Stanford CIS

New UK law enforcement bill would prohibit effective encryption

By Riana Pfefferkorn on

Last week, the government of the United Kingdom proposed a bill that would codify and expand the surveillance powers afforded to UK intelligence and law enforcement agencies. The Draft Investigatory Powers Bill would consolidate current laws governing surveillance and police investigations, codify the UK government’s and courts’ interpretations of what those laws permit, and in some instances extend existing law to grant new powers to government.

Civil liberties advocates are up in arms about the bill, which has been nicknamed the “Snooper’s Charter.” The UK government has secretly monitored its citizens for years, but the Investigatory Powers Bill would grant official legitimacy to a surveillance regime that’s been called “sweeping,” “chilling,” and beyond Orwellian. As written, the bill would allow the authorities to compile records in bulk about Britons’ communications and digital activities, without due cause or meaningful oversight.

Section 189 of the bill would permit the UK Secretary of State to issue regulations obligating telecommunications service providers (which would include ISPs) to maintain the technical capability to remove encryption from “any communications or data.” The Secretary of State could then issue a notice to anyone subject to those obligations, requiring the recipient to take specific steps to comply. The bill also applies these regulations extraterritorially. That is, the Secretary of State would have the power to issue notices to “persons outside the United Kingdom” and to require actions to be taken outside the UK.
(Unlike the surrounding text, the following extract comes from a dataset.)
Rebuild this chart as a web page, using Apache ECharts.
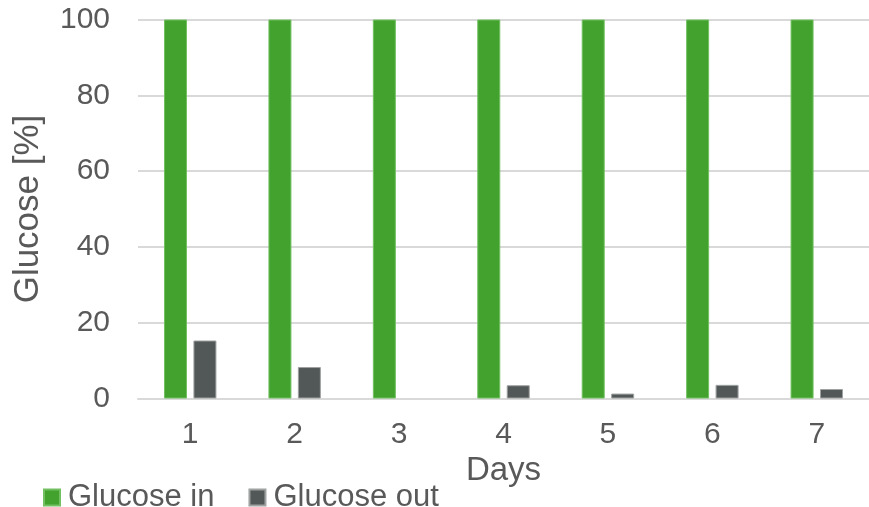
<!DOCTYPE html>
<html>
<head>
<meta charset="utf-8">
<script src="https://cdn.jsdelivr.net/npm/echarts@6/dist/echarts.min.js"></script>
<style>
  html, body { margin: 0; padding: 0; background: #fff; }
  #chart { width: 869px; height: 507px; }
</style>
</head>
<body>
<div id="chart"></div>
<script>
// Daily glucose measurements, in percent of the feed
const days = ['1', '2', '3', '4', '5', '6', '7'];
const glucoseIn = [100, 100, 100, 100, 100, 100, 100];
const glucoseOut = [15.3, 8.3, 0, 3.5, 1.3, 3.6, 2.5];
const yTicks = [0, 20, 40, 60, 80, 100];

const textColor = '#595959';
const font = 'Liberation Sans, Arial, sans-serif';

// Zero-height bars get no outline so nothing shows on the baseline
const withOutline = (values) => values.map(v => (v === 0 ? { value: v, itemStyle: { borderWidth: 0 } } : v));

const chart = echarts.init(document.getElementById('chart'), null, { renderer: 'canvas' });

chart.setOption({
  animation: false,
  textStyle: { fontFamily: font },
  grid: { left: 138, right: 0, top: 19.5, bottom: 108.5, containLabel: false },
  legend: {
    left: 38,
    top: 477,
    itemWidth: 16,
    itemHeight: 16,
    itemGap: 34,
    icon: 'rect',
    textStyle: { color: textColor, fontSize: 31, fontFamily: font, padding: [0, 0, 0, 3] },
    data: ['Glucose in', 'Glucose out']
  },
  xAxis: {
    type: 'category',
    data: days,
    name: 'Days',
    nameLocation: 'middle',
    nameGap: 44,
    nameTextStyle: { color: textColor, fontSize: 33, fontFamily: font },
    axisLine: { show: true, lineStyle: { color: '#d9d9d9', width: 2 } },
    axisTick: { show: false },
    axisLabel: { color: textColor, fontSize: 30, fontFamily: font, margin: 21 }
  },
  yAxis: {
    type: 'value',
    min: yTicks[0],
    max: yTicks[yTicks.length - 1],
    interval: yTicks[1] - yTicks[0],
    name: 'Glucose [%]',
    nameLocation: 'middle',
    nameGap: 92,
    nameTextStyle: { color: textColor, fontSize: 35, fontFamily: font },
    axisLine: { show: false },
    axisTick: { show: false },
    axisLabel: { color: textColor, fontSize: 30, fontFamily: font, margin: 28 },
    splitLine: { lineStyle: { color: '#d9d9d9', width: 2 } }
  },
  series: [
    {
      name: 'Glucose in',
      type: 'bar',
      data: withOutline(glucoseIn),
      barWidth: 23,
      barGap: '28%',
      itemStyle: { color: '#42a22d', borderColor: '#72c062', borderWidth: 1 }
    },
    {
      name: 'Glucose out',
      type: 'bar',
      data: withOutline(glucoseOut),
      barWidth: 23,
      barGap: '28%',
      itemStyle: { color: '#525857', borderColor: '#9ea2a1', borderWidth: 1 }
    }
  ]
});
</script>
</body>
</html>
According to Ars Technica UK, Home Secretary Theresa May has stated that the bill doesn’t ban encryption. But that’s a half-truth. Permitting only encryption that can be removed means, as Edward Snowden commented on Twitter, banning “encryption that works.” Indeed, May went on to say that under the bill, Internet companies would be expected to “take reasonable steps” to provide data in unencrypted form when served with the legal process specified in the bill (which, as said, is not meaningful). The bill’s “technical capability” requirements would limit Britons to encryption products and services that they could not trust to keep their personal data secure.

What’s more, the bill’s extraterritoriality provision would require any telecom or Internet company doing business in the UK, whether based there or not, to weaken its encryption offerings for the British market. For an American company such as Apple, which (as we’ve covered) already offers encryption the company itself can’t remove, the bill would pose a difficult decision. The company could maintain a separate “removable” version of its encryption services for the UK. Or, if that option didn’t make business sense, it could decide to offer only the compromised version worldwide. Third, it could refuse to comply with the law. If so, the company would either have to stop doing business in the UK, or continue and be exposed to the civil and criminal penalties provided under Section 31 of the draft bill.

None of these are attractive options, and they highlight the negative policy implications of the Draft Investigatory Powers Bill’s encryption provisions. The law wouldn’t just be a raw deal for the British – it could have negative ramifications worldwide. The next few months will provide a crucial opportunity for advocacy by civil society groups to urge revisions to the bill before it comes up for a vote in Parliament in the spring. The Center for Internet and Society will be following that process closely, as we’re working to uncover and analyze the ways that governments around the world are attempting to use statutory authority to force decryption, obtain encryption keys, or demand backdoors.